In the world of endurance sports, there’s nothing better than race day. The offseason grind, the countless hours of training, the meticulous planning – it’s all worth it when standing at the start-finish line.
The one thing that can put a damper on that race-day euphoria? Injuries. For one world-champion athlete this spring, that was certainly an understatement.
On April 23, Ironman champion Frederik Van Lierde was leading the Fuerteventure half-distance by four minutes when a man crossed the road in front of him near an aid station, causing a bike crash that left the triathlete with a broken collarbone. The injury cast a cloud of uncertainty over the remainder of his season.
However, thanks to smart recovery planning and dedicated training -- and with help of his Kinetic Rock & Roll Smart trainer -– Van Lierde returned to competition a mere six weeks later at Ironman France, where he finished in an impressive fourth place.
While Van Lierde is an elite athlete, the following lessons learned in his recovery offers valuable insight for every racer -- from weekend warriors to aspiring pros -- dealing with an in-season injury.
Lesson #1: Patience is a Virtue
The natural inclination of any racer is to get back to full speed as soon as possible. Van Lierde say that’s the wrong approach, instead preaching patience as the number one factor in successful recovery.
“You need to recover first,” says Van Lierde. “Don’t put a date or a plan together in the very beginning of the recovery process. Take it day by day at first and listen to your body. Don’t try to train through the pain.”
Lesson #2: Celebrate Small Milestones
Van Lierde advises starting slow and celebrating small milestones. He began his recovery training with spin sessions on his Kinetic Rock & Roll Smart trainer, where he closely monitored output via the Fit app and trained in a safe environment that still provided a realistic ride feel.

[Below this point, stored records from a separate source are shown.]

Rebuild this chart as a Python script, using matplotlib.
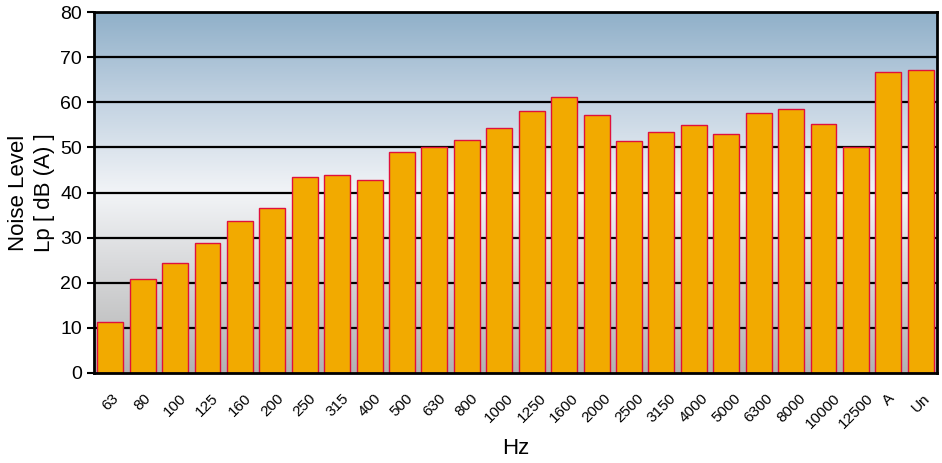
import numpy as np
import matplotlib
matplotlib.use("Agg")
import matplotlib.pyplot as plt
from matplotlib.colors import LinearSegmentedColormap

bands = ['63', '80', '100', '125', '160', '200', '250', '315', '400', '500',
         '630', '800', '1000', '1250', '1600', '2000', '2500', '3150', '4000',
         '5000', '6300', '8000', '10000', '12500', 'A', 'Un']
levels = [11.3, 20.8, 24.4, 28.8, 33.7, 36.6, 43.5, 43.9, 42.8, 49.0,
          50.1, 51.7, 54.3, 58.1, 61.2, 57.2, 51.4, 53.4, 55.0, 53.0,
          57.6, 58.5, 55.2, 50.1, 66.7, 67.2]

plt.rcParams['font.family'] = ['Liberation Sans', 'DejaVu Sans']

fig = plt.figure(figsize=(9.42, 4.63), dpi=100)
ax = fig.add_axes([0.0998, 0.1944, 0.8949, 0.7796])

x = np.arange(len(bands))
ax.set_xlim(-0.5, len(bands) - 0.5)
ax.set_ylim(0, 80)

# background gradient: grey at bottom, white in middle, steel blue at top
cmap = LinearSegmentedColormap.from_list(
    'bg', [(0.0, '#b2b2b2'), (0.5, '#f2f4f7'), (0.75, '#c3d3e2'), (1.0, '#90b0c9')])
grad = np.linspace(0, 1, 256).reshape(-1, 1)
ax.imshow(grad, cmap=cmap, aspect='auto', origin='lower',
          extent=(-0.5, len(bands) - 0.5, 0, 80), zorder=0)

for yv in range(10, 80, 10):
    ax.axhline(yv, color='black', lw=1.6, zorder=1)

ax.bar(x, levels, width=0.8, color='#f2aa00', edgecolor='#e0103c',
       linewidth=1.0, zorder=2)

ax.set_xticks(x)
ax.set_xticklabels(bands, rotation=45, ha='center', fontsize=11)
ax.tick_params(axis='x', length=0, pad=13)
ax.set_yticks(range(0, 90, 10))
ax.tick_params(axis='y', labelsize=14, length=5, width=1.5, direction='out')

for sp in ax.spines.values():
    sp.set_linewidth(2)
    sp.set_color('black')
    sp.set_zorder(3)

ax.set_xlabel('Hz', fontsize=16, labelpad=5)
ax.set_ylabel('Noise Level\nLp [ dB (A) ]', fontsize=16, labelpad=4,
              linespacing=1.3)

fig.savefig('out.png', dpi=100)
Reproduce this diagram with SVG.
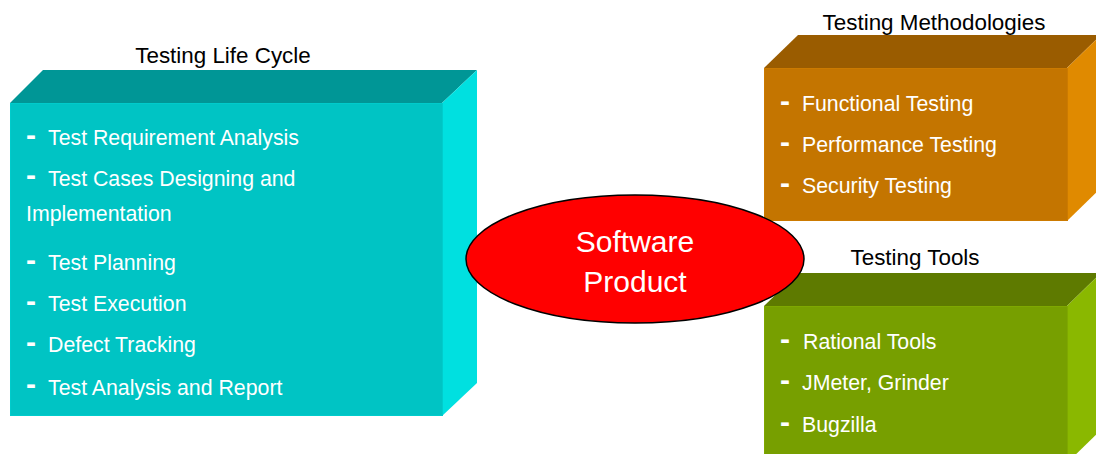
<svg xmlns="http://www.w3.org/2000/svg" width="1096" height="454" viewBox="0 0 1096 454">
<style>
.t{font-family:"Liberation Sans",Arial,sans-serif;font-size:21.3px;fill:#ffffff}
.d{font-family:"Liberation Sans",Arial,sans-serif;font-size:30px;font-weight:bold;fill:#ffffff}
.h{font-family:"Liberation Sans",Arial,sans-serif;font-size:22.4px;fill:#000000;text-anchor:middle}
.c{font-family:"Liberation Sans",Arial,sans-serif;font-size:30px;fill:#ffffff;text-anchor:middle}
</style>
<rect width="1096" height="454" fill="#ffffff"/>
<g id="lifecycle">
<text class="h" x="223" y="63">Testing Life Cycle</text>
<polygon points="10,103 43,70 477,70 442,103" fill="#009696"/>
<polygon points="442,103 477,70 477,383 442,416" fill="#00E0E0"/>
<rect x="10.5" y="103.5" width="432" height="312" fill="#00C4C4" stroke="#00CCCC" stroke-width="1"/>
<text class="d" x="26" y="145">-</text><text class="t" x="48" y="145">Test Requirement Analysis</text>
<text class="d" x="26" y="185">-</text><text class="t" x="48" y="186">Test Cases Designing and</text>
<text class="t" x="26" y="221">Implementation</text>
<text class="d" x="26" y="270">-</text><text class="t" x="48" y="270">Test Planning</text>
<text class="d" x="26" y="311">-</text><text class="t" x="48" y="311">Test Execution</text>
<text class="d" x="26" y="352">-</text><text class="t" x="48" y="352">Defect Tracking</text>
<text class="d" x="26" y="394">-</text><text class="t" x="48" y="395">Test Analysis and Report</text>
</g>
<g id="methodologies">
<text class="h" x="934" y="30">Testing Methodologies</text>
<polygon points="764,68 798,35 1101,35 1067,68" fill="#9A5C00"/>
<polygon points="1067,68 1101,35 1101,188 1067,221" fill="#E08A00"/>
<rect x="764.5" y="68.5" width="303" height="152" fill="#C47500" stroke="#CC7A00" stroke-width="1"/>
<text class="d" x="780" y="111">-</text><text class="t" x="802" y="111">Functional Testing</text>
<text class="d" x="780" y="152">-</text><text class="t" x="802" y="152">Performance Testing</text>
<text class="d" x="780" y="193">-</text><text class="t" x="802" y="193">Security Testing</text>
</g>
<g id="tools">
<text class="h" x="915" y="265">Testing Tools</text>
<polygon points="764,306 798,273 1101,273 1067,306" fill="#5E7A00"/>
<polygon points="1067,306 1101,273 1101,430 1067,463" fill="#8AB800"/>
<rect x="764.5" y="306.5" width="303" height="160" fill="#779F00" stroke="#7FA800" stroke-width="1"/>
<text class="d" x="780" y="349">-</text><text class="t" x="803" y="349">Rational Tools</text>
<text class="d" x="780" y="390">-</text><text class="t" x="802" y="390">JMeter, Grinder</text>
<text class="d" x="780" y="432">-</text><text class="t" x="802" y="432">Bugzilla</text>
</g>
<g id="connectors"></g>
<g id="product">
<ellipse cx="635" cy="259" rx="169" ry="64" fill="#FF0000" stroke="#000000" stroke-width="1.5"/>
<text class="c" x="635" y="252">Software</text>
<text class="c" x="635" y="292">Product</text>
</g>
</svg>
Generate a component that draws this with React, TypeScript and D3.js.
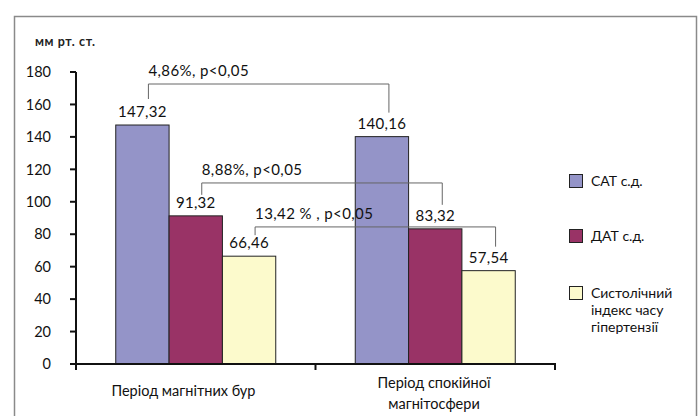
import React from "react";
import * as d3 from "d3";

const categories = ["Період магнітних бур", "Період спокійної магнітосфери"];
const categoryLines = [["Період магнітних бур"], ["Період спокійної", "магнітосфери"]];
const seriesNames = ["САТ с.д.", "ДАТ с.д.", "Систолічний індекс часу гіпертензії"];
const legendLines = [["САТ с.д."], ["ДАТ с.д."], ["Систолічний", "індекс часу", "гіпертензії"]];
const satValues = [147.32, 140.16];
const datValues = [91.32, 83.32];
const sitValues = [66.46, 57.54];
const yTicks = [0, 20, 40, 60, 80, 100, 120, 140, 160, 180];
// bracket level is in axis units
const comparisons = [
  { series: 0, label: "4,86%, p<0,05", level: 172.6 },
  { series: 1, label: "8,88%, p<0,05", level: 111.6 },
  { series: 2, label: "13,42 % , p<0,05", level: 84.5 },
];
const colors = ["#9494C8", "#993366", "#FCFACC"];

const W = 698;
const H = 416;
const FONT = "Lato, 'DejaVu Sans', sans-serif";

export default function App() {
  const series = [satValues, datValues, sitValues];
  const x0 = d3.scaleBand<string>().domain(categories).range([76, 555]);
  const groupW = 160;
  const x1 = d3.scaleBand<number>().domain([0, 1, 2]).range([0, groupW]);
  const barW = x1.bandwidth();
  const barX = (ci: number, si: number) =>
    (x0(categories[ci]) as number) + (x0.bandwidth() - groupW) / 2 + (x1(si) as number);
  const y = d3.scaleLinear().domain([0, 180]).range([364, 72]);

  return (
    <svg width={W} height={H} style={{ position: "absolute", left: 0, top: 0 }} fontFamily={FONT}>
      <rect x={0} y={0} width={W} height={H} fill="#fff" />
      <rect x={14.5} y={16.5} width={682} height={410} fill="#fff" stroke="#8a8a8a" strokeWidth={1.5} />

      <text x={35} y={46} fontSize={12.5} fontWeight={700} letterSpacing={0.6} fill="#222">
        мм рт. ст.
      </text>

      {/* y axis */}
      <line x1={76} x2={76} y1={72} y2={365} stroke="#111" strokeWidth={2} />
      {yTicks.map((t) => (
        <g key={t}>
          <line x1={70} x2={76} y1={y(t)} y2={y(t)} stroke="#111" strokeWidth={2} />
          <text x={51} y={y(t)} dy="0.36em" textAnchor="end" fontSize={14.5} fill="#111">
            {t}
          </text>
        </g>
      ))}

      {/* bars */}
      {series.map((vals, si) =>
        vals.map((v, ci) => (
          <rect
            key={`${si}-${ci}`}
            x={barX(ci, si)}
            y={y(v)}
            width={barW}
            height={y(0) - y(v)}
            fill={colors[si]}
            stroke="#222"
            strokeWidth={1}
          />
        ))
      )}

      {/* x axis */}
      <line x1={75} x2={556} y1={364} y2={364} stroke="#111" strokeWidth={2} />
      {[76, 315.5, 555].map((tx, i) => (
        <line key={i} x1={tx} x2={tx} y1={364} y2={370} stroke="#111" strokeWidth={2} />
      ))}

      {/* value labels */}
      {series.map((vals, si) =>
        vals.map((v, ci) => (
          <text
            key={`l${si}-${ci}`}
            x={barX(ci, si) + barW / 2}
            y={y(v) - 8}
            textAnchor="middle"
            fontSize={15}
            letterSpacing={0.3}
            fill="#111"
          >
            {v.toFixed(2).replace(".", ",")}
          </text>
        ))
      )}

      {/* significance brackets */}
      {comparisons.map((c, i) => {
        const v0 = series[c.series][0];
        const v1 = series[c.series][1];
        const xa = barX(0, c.series) + barW / 2 + 6;
        const xb = barX(1, c.series) + barW / 2 + 7;
        const yl = y(c.level);
        const ya = Math.min(y(v0) - 21, yl + 15);
        const yb = y(v1) - 24;
        return (
          <g key={i}>
            <path
              d={`M${xa},${ya}V${yl}H${xb}V${yb}`}
              fill="none"
              stroke="#666"
              strokeWidth={1}
            />
            <text x={xa} y={yl - 8} fontSize={15} letterSpacing={0.4} fill="#111">
              {c.label}
            </text>
          </g>
        );
      })}

      {/* category labels */}
      {categoryLines.map((lines, ci) => {
        const cx = ci === 0 ? 183.5 : 434;
        const y0 = lines.length === 1 ? 396 : 388;
        return (
          <text key={ci} textAnchor="middle" fontSize={14.5} fill="#111">
            {lines.map((l, k) => (
              <tspan key={k} x={cx} y={y0 + k * 21}>
                {l}
              </tspan>
            ))}
          </text>
        );
      })}

      {/* legend */}
      {legendLines.map((lines, si) => {
        const top = [174, 229, 286][si];
        return (
          <g key={si}>
            <title>{seriesNames[si]}</title>
            <rect x={569.5} y={top + 0.5} width={13} height={13} fill={colors[si]} stroke="#222" strokeWidth={1} />
            <text fontSize={14} fill="#111">
              {lines.map((l, k) => (
                <tspan key={k} x={591} y={top + 12 + k * 17}>
                  {l}
                </tspan>
              ))}
            </text>
          </g>
        );
      })}
    </svg>
  );
}
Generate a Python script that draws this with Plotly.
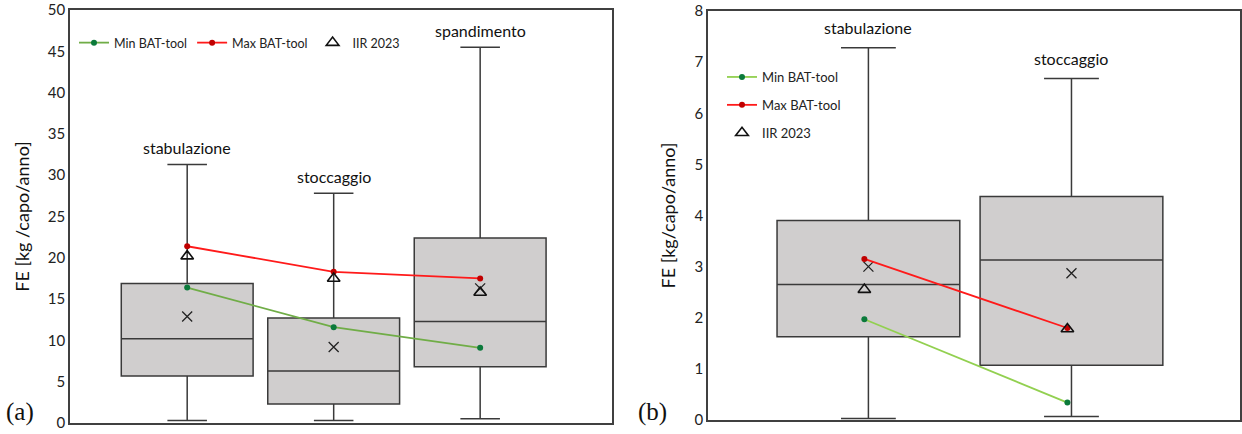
import plotly.graph_objects as go

# ---------------- data ----------------
cats_a = ["stabulazione", "stoccaggio", "spandimento"]
q1_a = [5.7, 2.3, 6.8]
med_a = [10.2, 6.3, 12.3]
q3_a = [16.9, 12.7, 22.4]
lo_a = [0.3, 0.3, 0.5]
hi_a = [31.3, 27.8, 45.5]
mean_a = [12.9, 9.2, 16.3]
iir_a = [20.2, 17.5, 15.8]
minbat_a = [16.4, 11.6, 9.1]
maxbat_a = [21.4, 18.3, 17.5]

cats_b = ["stabulazione", "stoccaggio"]
q1_b = [1.63, 1.07]
med_b = [2.65, 3.13]
q3_b = [3.9, 4.37]
lo_b = [0.03, 0.07]
hi_b = [7.28, 6.68]
mean_b = [3.0, 2.87]
iir_b = [2.55, 1.78]
minbat_b = [1.97, 0.34]
maxbat_b = [3.15, 1.8]

yticks_a = [0, 5, 10, 15, 20, 25, 30, 35, 40, 45, 50]
yticks_b = [0, 1, 2, 3, 4, 5, 6, 7, 8]

# ---------------- style ----------------
FONT = "Lato"
BOX_FILL = "#D0CECE"
BOX_LINE = "#3A3A3A"
GREEN_LINE_A = "#70AD47"
GREEN_LINE_B = "#92D050"
GREEN_MK = "#0B7A3B"
RED_LINE = "#FF1A1A"
RED_MK = "#C00000"

W, H = 1242, 434

def px_x(p):
    return p / W

def px_y(p):
    return 1 - p / H

fig = go.Figure()

xa = list(range(len(cats_a)))
xb = list(range(len(cats_b)))
off_b = -0.02

# ---- panel (a) ----
fig.add_trace(go.Box(x=xa, q1=q1_a, median=med_a, q3=q3_a, lowerfence=lo_a,
                     upperfence=hi_a, width=0.9, whiskerwidth=0.3,
                     fillcolor=BOX_FILL, line=dict(color=BOX_LINE, width=1.5),
                     boxpoints=False, showlegend=False, xaxis="x", yaxis="y"))
fig.add_trace(go.Scatter(x=xa, y=mean_a, mode="markers", showlegend=False,
                         marker=dict(symbol="x-thin-open", size=10, color="#222",
                                     line=dict(width=1.3, color="#222")),
                         xaxis="x", yaxis="y"))
fig.add_trace(go.Scatter(x=xa, y=minbat_a, mode="lines+markers", name="Min BAT-tool",
                         line=dict(color=GREEN_LINE_A, width=1.8),
                         marker=dict(color=GREEN_MK, size=6),
                         legend="legend", xaxis="x", yaxis="y"))
fig.add_trace(go.Scatter(x=xa, y=maxbat_a, mode="lines+markers", name="Max BAT-tool",
                         line=dict(color=RED_LINE, width=1.8),
                         marker=dict(color=RED_MK, size=6),
                         legend="legend", xaxis="x", yaxis="y"))
fig.add_trace(go.Scatter(x=xa, y=iir_a, mode="markers", name="IIR 2023",
                         marker=dict(symbol="triangle-up-open", size=11, color="#111",
                                     line=dict(width=1.6, color="#111")),
                         legend="legend", xaxis="x", yaxis="y"))

# ---- panel (b) ----
fig.add_trace(go.Box(x=xb, q1=q1_b, median=med_b, q3=q3_b, lowerfence=lo_b,
                     upperfence=hi_b, width=0.9, whiskerwidth=0.3,
                     fillcolor=BOX_FILL, line=dict(color=BOX_LINE, width=1.5),
                     boxpoints=False, showlegend=False, xaxis="x2", yaxis="y2"))
fig.add_trace(go.Scatter(x=xb, y=mean_b, mode="markers", showlegend=False,
                         marker=dict(symbol="x-thin-open", size=10, color="#222",
                                     line=dict(width=1.3, color="#222")),
                         xaxis="x2", yaxis="y2"))
xb_off = [v + off_b for v in xb]
fig.add_trace(go.Scatter(x=xb_off, y=minbat_b, mode="lines+markers", name="Min BAT-tool",
                         line=dict(color=GREEN_LINE_B, width=1.8),
                         marker=dict(color=GREEN_MK, size=6), legendgroup="g1",
                         legend="legend2", xaxis="x2", yaxis="y2"))
fig.add_trace(go.Scatter(x=xb_off, y=maxbat_b, mode="lines+markers", name="Max BAT-tool",
                         line=dict(color=RED_LINE, width=1.8),
                         marker=dict(color=RED_MK, size=6), legendgroup="g2",
                         legend="legend2", xaxis="x2", yaxis="y2"))
fig.add_trace(go.Scatter(x=xb_off, y=iir_b, mode="markers", name="IIR 2023",
                         marker=dict(symbol="triangle-up-open", size=11, color="#111",
                                     line=dict(width=1.6, color="#111")),
                         legendgroup="g3",
                         legend="legend2", xaxis="x2", yaxis="y2"))

# ---- annotations ----
ann = []
for i, c in enumerate(cats_a):
    ann.append(dict(x=i, y=hi_a[i], xref="x", yref="y", text=c, showarrow=False,
                    yanchor="middle", yshift=17, font=dict(family=FONT, size=16, color="#111")))
for i, c in enumerate(cats_b):
    ann.append(dict(x=i, y=hi_b[i], xref="x2", yref="y2", text=c, showarrow=False,
                    yanchor="middle", yshift=20, font=dict(family=FONT, size=16, color="#111")))
ann.append(dict(x=px_x(20), y=px_y(412), xref="paper", yref="paper", text="(a)",
                showarrow=False, xanchor="center", yanchor="middle",
                font=dict(family="Liberation Serif", size=25, color="#111")))
ann.append(dict(x=px_x(652), y=px_y(412), xref="paper", yref="paper", text="(b)",
                showarrow=False, xanchor="center", yanchor="middle",
                font=dict(family="Liberation Serif", size=25, color="#111")))

axis_common = dict(showgrid=False, zeroline=False, showline=True, mirror=True,
                   linecolor="#404040", linewidth=1.5, ticks="", automargin=False)

fig.update_layout(
    width=W, height=H, margin=dict(l=0, r=0, t=0, b=0),
    paper_bgcolor="white", plot_bgcolor="white",
    font=dict(family=FONT, color="#222"),
    xaxis=dict(domain=[px_x(70), px_x(612)], range=[-0.8, 2.9], showticklabels=False,
               **axis_common),
    yaxis=dict(domain=[px_y(423), px_y(10)], range=[0, 50], tickvals=yticks_a,
               tickfont=dict(family=FONT, size=15, color="#222"),
               title=dict(text="FE [kg /capo/anno]", standoff=14,
                          font=dict(family=FONT, size=18, color="#111")),
               **axis_common),
    xaxis2=dict(domain=[px_x(708), px_x(1240)], range=[-0.79, 1.83], showticklabels=False,
                anchor="y2", **axis_common),
    yaxis2=dict(domain=[px_y(420), px_y(11)], range=[0, 8], tickvals=yticks_b,
                anchor="x2",
                tickfont=dict(family=FONT, size=15, color="#222"),
                title=dict(text="FE [kg/capo/anno]", standoff=14,
                           font=dict(family=FONT, size=18, color="#111")),
                **axis_common),
    legend=dict(orientation="h", x=px_x(74), y=px_y(43), xanchor="left", yanchor="middle",
                bgcolor="rgba(0,0,0,0)", font=dict(family=FONT, size=12.5, color="#222"),
                itemwidth=30),
    legend2=dict(orientation="v", x=px_x(722), y=px_y(62), xanchor="left", yanchor="top",
                 bgcolor="rgba(0,0,0,0)", font=dict(family=FONT, size=13, color="#222"),
                 tracegroupgap=8),
    annotations=ann,
)

fig.write_html("out.html")
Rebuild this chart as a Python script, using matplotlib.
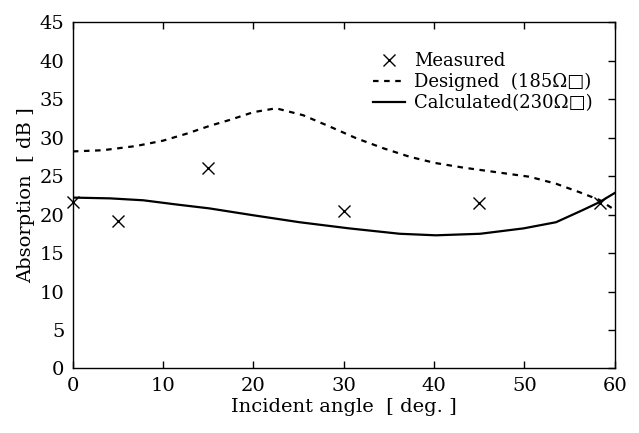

“In the first weeks, it was all about spinning the legs at lower wattage and it was nice not having to worry about traffic or road hazards,” Van Lierde says. “As little as it may be in the beginning, the increased blood flow helps you recover a lot faster. Later, when I was working to build up my fitness with harder blocks, I could compare data to see my progress.”
Lesson #3: Stay Positive
Maintaining a positive attitude coming off a serious injury can be difficult, but it’s as important as the right training plan and a major factor in successful, enjoyable recovery.
“Positive thinking is key,” Van Lierde stresses. “Visualize the healing of the injury, see yourself competing again, and use that positive energy to help make your recovery go faster.”
Lesson #4: Set Your Return Goal
As the injury heals and your training capacity returns, establishing a goal for when you will compete next is the last step and adds some final motivation. It certainly doesn’t hurt if the next event is a signature race.
For Van Lierde, returning six weeks later at Ironman France, a race he’s won three times, provided extra incentive – and his strong finish validated his approach to recovery.
“It's a great feeling! I love being back in the exciting race atmosphere,” Van Lierde says. “Despite not being at 100 percent of my capacities, I'm really happy with my results. Being able to battle for the podium was far beyond my expectations.”
Van Lierde followed up his strong showing in France with another impressive sixth place finish at the 70.3 in Luxembourg, where he also raced up front for part of the day. He noted that, in both races, both his cycling and running were strong, thanks in part to his time on his Rock & Roll Smart trainer.
“My running was on a better level and I was able to maintain my power on the bike,” he added.